When he started, he was a brash, headstrong, angry young maverick, hot to expose injustice, fraud, idiocy and corruption in government and wherever else he encountered it. Delightfully, the subsequent years don’t seem to have changed him that much.

Right off the bat, Auth ran against the current of drawing styles among editorial cartoonists at the time, presaging today’s somewhat more divergent array of styles. Where most editorial cartoonists favored more highly rendered images, utilizing cross hatching, croquille board or heavy washes to create detailed drawings, Auth chose a style that leans more toward the pared down ink line and subtle wash drawings of sophisticated magazine gag cartooning. Except for their obvious political content, Auth’s cartoons would not look out of place in the pages of The New Yorker.

There is a delightful efficiency in his his linework that goes straight to the point, much like the writing of his cartoons. Where others might devote a lot of detail to their caricature of political leaders, or go through a lot of machinations to make a point, Auth makes his statement with a few carefully chosen lines.
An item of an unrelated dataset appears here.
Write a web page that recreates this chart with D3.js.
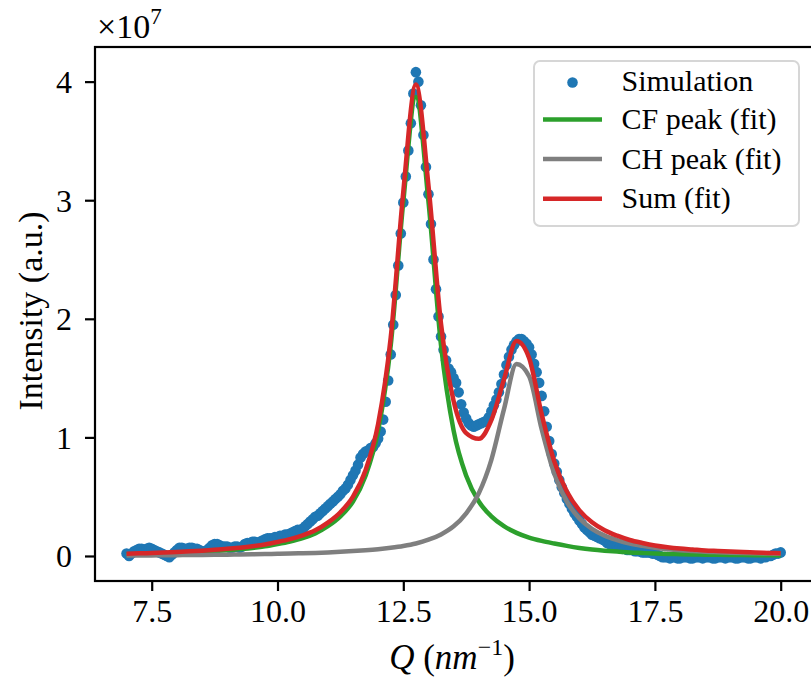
<!DOCTYPE html>
<html>
<head>
<meta charset="utf-8">
<script src="https://cdn.jsdelivr.net/npm/d3@7"></script>
<style>
  html, body { margin: 0; padding: 0; background: #ffffff; }
  svg { display: block; }
  text { font-family: "Liberation Serif", "DejaVu Serif", serif; fill: #000; }
</style>
</head>
<body>
<script>
// ---------------- data (intensities in units of 1e7) ----------------
const simQStart = 7.0;
const simQStep = 0.05;
const simulation = [
  0.02,0.00,0.02,0.04,0.05,0.06,0.06,0.05,0.06,0.07,
  0.06,0.05,0.04,0.03,0.02,0.01,0.00,-0.01,0.01,0.03,
  0.05,0.07,0.07,0.06,0.06,0.07,0.07,0.06,0.06,0.05,
  0.04,0.04,0.05,0.07,0.09,0.10,0.10,0.09,0.08,0.08,
  0.08,0.07,0.07,0.08,0.08,0.07,0.08,0.10,0.11,0.11,
  0.12,0.12,0.11,0.12,0.13,0.14,0.15,0.15,0.15,0.16,
  0.16,
  0.17,0.17,0.18,0.18,0.19,0.20,0.21,0.22,0.22,0.23,
  0.25,0.27,0.29,0.31,0.33,0.34,0.36,0.38,0.40,0.42,
  0.44,0.46,0.48,0.50,0.52,0.55,0.57,0.60,0.64,0.68,
  0.72,0.77,0.83,0.86,0.88,0.89,0.91,0.92,0.95,0.99,
  1.05,1.15,1.30,1.48,1.70,1.95,2.20,2.45,2.72,2.98,
  3.20,3.42,3.65,3.90,4.08,4.00,3.80,3.55,3.28,3.05,
  2.80,2.50,2.25,2.02,1.85,1.74,1.65,1.58,1.55,1.50,
  1.46,1.38,1.28,1.21,1.16,1.12,1.10,1.09,1.10,1.11,
  1.12,1.13,1.14,1.17,1.22,1.27,1.32,1.38,1.45,1.53,
  1.61,1.68,1.74,1.78,1.81,1.83,1.83,1.81,1.79,1.76,
  1.70,1.62,1.55,1.46,1.35,1.22,1.09,0.97,0.86,0.78,
  0.71,0.64,
  0.58,0.53,0.48,0.44,0.40,0.36,0.33,0.30,0.27,0.24,
  0.22,0.20,0.18,0.17,0.16,0.15,0.14,0.13,0.11,0.10,
  0.09,0.08,0.08,0.07,0.06,0.06,0.05,0.05,0.05,0.04,
  0.04,0.04,0.03,0.03,0.03,0.03,0.02,0.02,0.01,0.00,
  -0.01,-0.01,-0.01,-0.02,-0.01,-0.01,-0.02,-0.02,-0.01,-0.01,
  -0.01,-0.02,-0.02,-0.01,-0.01,-0.01,-0.02,-0.01,-0.01,-0.01,
  -0.02,-0.02,-0.01,-0.01,-0.01,-0.02,-0.01,-0.01,-0.01,-0.02,
  -0.02,-0.01,-0.01,-0.01,-0.02,-0.02,-0.01,-0.01,-0.01,-0.02,
  -0.01,-0.01,0.00,0.00,0.01,0.02,0.02,0.03
];

const fitQ = [
  7.00,7.25,7.50,7.75,8.00,8.25,8.50,8.75,9.00,9.25,
  9.50,9.75,10.00,10.25,10.50,10.75,11.00,11.25,11.50,11.75,
  12.00,12.25,12.50,12.75,13.00,13.25,13.50,13.75,14.00,14.25,
  14.50,14.75,15.00,15.25,15.50,15.75,16.00,16.25,16.50,16.75,
  17.00,17.25,17.50,17.75,18.00,18.25,18.50,18.75,19.00,19.25,
  19.50,19.75,20.00
];
const cfPeak = [
  0.015,0.017,0.020,0.023,0.027,0.031,0.036,0.042,0.049,0.058,
  0.068,0.081,0.100,0.122,0.150,0.190,0.251,0.334,0.459,0.676,
  1.057,1.774,2.988,3.870,2.988,1.774,1.057,0.676,0.459,0.334,
  0.251,0.195,0.155,0.127,0.105,0.085,0.068,0.055,0.045,0.037,
  0.030,0.025,0.020,0.017,0.015,0.013,0.011,0.010,0.009,0.008,
  0.007,0.006,0.005
];
const chPeak = [
  0.004,0.005,0.005,0.006,0.007,0.008,0.009,0.010,0.011,0.012,
  0.014,0.016,0.018,0.020,0.023,0.026,0.030,0.035,0.041,0.048,
  0.057,0.069,0.084,0.105,0.137,0.182,0.250,0.360,0.529,0.811,
  1.236,1.618,1.515,1.069,0.693,0.458,0.317,0.229,0.172,0.134,
  0.105,0.085,0.069,0.057,0.048,0.042,0.036,0.032,0.028,0.025,
  0.022,0.020,0.018
];
const sumFit = [
  0.019,0.022,0.025,0.029,0.034,0.039,0.045,0.052,0.060,0.070,
  0.082,0.097,0.118,0.142,0.173,0.216,0.281,0.369,0.500,0.724,
  1.114,1.843,3.072,3.975,3.125,1.956,1.307,1.036,0.988,1.145,
  1.487,1.813,1.670,1.196,0.798,0.543,0.385,0.284,0.217,0.171,
  0.135,0.110,0.089,0.074,0.063,0.055,0.047,0.042,0.037,0.033,
  0.029,0.026,0.023
];

const xTicks = [7.5, 10.0, 12.5, 15.0, 17.5, 20.0];
const yTicks = [0, 1, 2, 3, 4];
const legendLabels = ["Simulation", "CF peak (fit)", "CH peak (fit)", "Sum (fit)"];
const colors = { sim: "#1f77b4", cf: "#2ca02c", ch: "#7f7f7f", sum: "#d62728" };

// ---------------- layout ----------------
const W = 811, H = 678;
const plot = { left: 95, top: 47, bottom: 581, right: 813.4 };

const svg = d3.select("body").append("svg").attr("width", W).attr("height", H);
svg.append("rect").attr("width", W).attr("height", H).attr("fill", "#fff");

const x = d3.scaleLinear().domain([6.373, 20.65]).range([plot.left, plot.right]);
const y = d3.scaleLinear().domain([-0.211, 4.292]).range([plot.bottom, plot.top]);

// ---------------- marks ----------------
const simData = simulation.map((v, i) => ({ q: simQStart + i * simQStep, v }));
svg.append("g").selectAll("circle").data(simData).join("circle")
  .attr("cx", d => x(d.q)).attr("cy", d => y(d.v)).attr("r", 5.3)
  .attr("fill", colors.sim);

const line = d3.line().x(d => x(d[0])).y(d => y(d[1])).curve(d3.curveMonotoneX);
const series = [
  { vals: cfPeak, color: colors.cf },
  { vals: chPeak, color: colors.ch },
  { vals: sumFit, color: colors.sum }
];
series.forEach(s => {
  svg.append("path")
    .attr("d", line(fitQ.map((q, i) => [q, s.vals[i]])))
    .attr("fill", "none").attr("stroke", s.color)
    .attr("stroke-width", 4.5).attr("stroke-linejoin", "round").attr("stroke-linecap", "butt");
});

// ---------------- axes ----------------
const fs = 32;
const xAxis = svg.append("g").attr("transform", `translate(0,${plot.bottom})`)
  .call(d3.axisBottom(x).tickValues(xTicks).tickFormat(d3.format(".1f")).tickSize(10).tickPadding(12));
xAxis.select(".domain").remove();
xAxis.selectAll(".tick line").attr("stroke", "#000").attr("stroke-width", 2.2);
xAxis.selectAll(".tick text").attr("font-size", fs).attr("font-family", "Liberation Serif")
  .attr("y", 41).attr("dy", null);

const yAxis = svg.append("g").attr("transform", `translate(${plot.left},0)`)
  .call(d3.axisLeft(y).tickValues(yTicks).tickFormat(d3.format("d")).tickSize(10).tickPadding(13));
yAxis.select(".domain").remove();
yAxis.selectAll(".tick line").attr("stroke", "#000").attr("stroke-width", 2.2);
yAxis.selectAll(".tick text").attr("font-size", fs).attr("font-family", "Liberation Serif")
  .attr("dy", "0.34em");

// spines
svg.append("rect")
  .attr("x", plot.left).attr("y", plot.top)
  .attr("width", plot.right - plot.left).attr("height", plot.bottom - plot.top)
  .attr("fill", "none").attr("stroke", "#000").attr("stroke-width", 2.2);

// offset text ×10^7
const off = svg.append("text").attr("x", 97).attr("y", 38).attr("font-size", 34);
off.append("tspan").text("×10");
off.append("tspan").attr("font-size", 23).attr("dy", -14).text("7");

// axis labels
const xl = svg.append("text").attr("x", 452).attr("y", 669).attr("text-anchor", "middle").attr("font-size", 35);
xl.append("tspan").attr("font-style", "italic").text("Q");
xl.append("tspan").text(" (");
xl.append("tspan").attr("font-style", "italic").text("nm");
xl.append("tspan").attr("font-size", 24).attr("dy", -14).text("−1");
xl.append("tspan").attr("dy", 14).text(")");

svg.append("text")
  .attr("transform", "translate(42,311) rotate(-90)")
  .attr("text-anchor", "middle").attr("font-size", 34)
  .text("Intensity (a.u.)");

// ---------------- legend ----------------
const lg = svg.append("g");
lg.append("rect").attr("x", 534).attr("y", 61).attr("width", 265).attr("height", 165)
  .attr("rx", 6).attr("ry", 6)
  .attr("fill", "#fff").attr("fill-opacity", 0.8)
  .attr("stroke", "#d6d6d6").attr("stroke-width", 2);
const rowY = [81, 119.5, 159, 198.7];
lg.append("circle").attr("cx", 572.5).attr("cy", rowY[0] + 1.5).attr("r", 5.3).attr("fill", colors.sim);
[colors.cf, colors.ch, colors.sum].forEach((c, i) => {
  lg.append("line").attr("x1", 543).attr("x2", 602)
    .attr("y1", rowY[i + 1]).attr("y2", rowY[i + 1])
    .attr("stroke", c).attr("stroke-width", 4.5);
});
legendLabels.forEach((t, i) => {
  lg.append("text").attr("x", 621.5).attr("y", rowY[i] + 9.5).attr("font-size", 30).text(t);
});
</script>
</body>
</html>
Auth has won numerous awards. In 1976 he won the Pulitzer Prize for Editorial Cartooning and in 2002 he won the infrequently awarded Thomas Nast Prize, named for the father of American political cartooning. (See my post on Thomas Nast.)

There is an archive of Auth’s cartoons on the Universal Press Syndicate GoComics page

For reasons that completely elude me, the Inquirer doesn’t have a single, easily bookmarked web page for accessing the latest Auth cartoon. You have to find your way to the editorial page and then click on “Today’s Auth Cartoon” at the top of the center column. Or, you can go to good ol’ Slate Magazine, which actually knows how to do an online publication, and gets it right with an easily bookmarked Tony Auth page.

Open note to the Philadelphia Inquirer online edition: Umm… just a thought, but if you’re trying to increase traffic, and you have a cartoonist of this caliber, instead of burying him three clicks in, you might put a nice big, colorful “Today’s Auth Cartoon” button on the home page and make it easy to bookmark. You think?

2 Replies to “Tony Auth”

  1. As a haplessly tyro political cartoonist myself, I have long admired the great minimalistic work of Tony Auth. As a lifelong, native Angeleno, I grieve that I live in a community that has NO real political cartoonist being carried in its ONLY newspaper, the Tribune Publishing Co. abused Los Angeles Times. (Well, there IS the great Patrick O’Connor in the L.A. Daily News, but try buying that newspaper outside of the San fernando Valley…)

    The Times had carried the ultra-right-wing whining of one Michael Ramirez up to December of last year… And then, the money-grubbing shareholders of the Trib decreed the Times (and other former Times-Mirror newspapers) needed to trim back their personnel to improve the shareholders’ bottom line. And suddenly, Ramirez is drawing his cranky Bush-apologist crud for Investors Business Daily in full color… but you’re lucky to see even an illustration show up on the Times’ op-ed pages. And starving fools like me? They won’t want my ink — other than on my personal checks for the subscription renewal. (I still have my last renewal bill that I never had the chance to pay for the late, great L.A. Herald Examiner; it’s been tacked to my apartment wall since Thursday, Nov. 2, 1989. Great Hearst paper they let die; it loved trying out new writers and artists…)

    Ask me nicely enough and I’ll share some of my bilge with you and your readers… I was referred to your blog by one Donna Woodka, the propreitor of Changing Places (at ).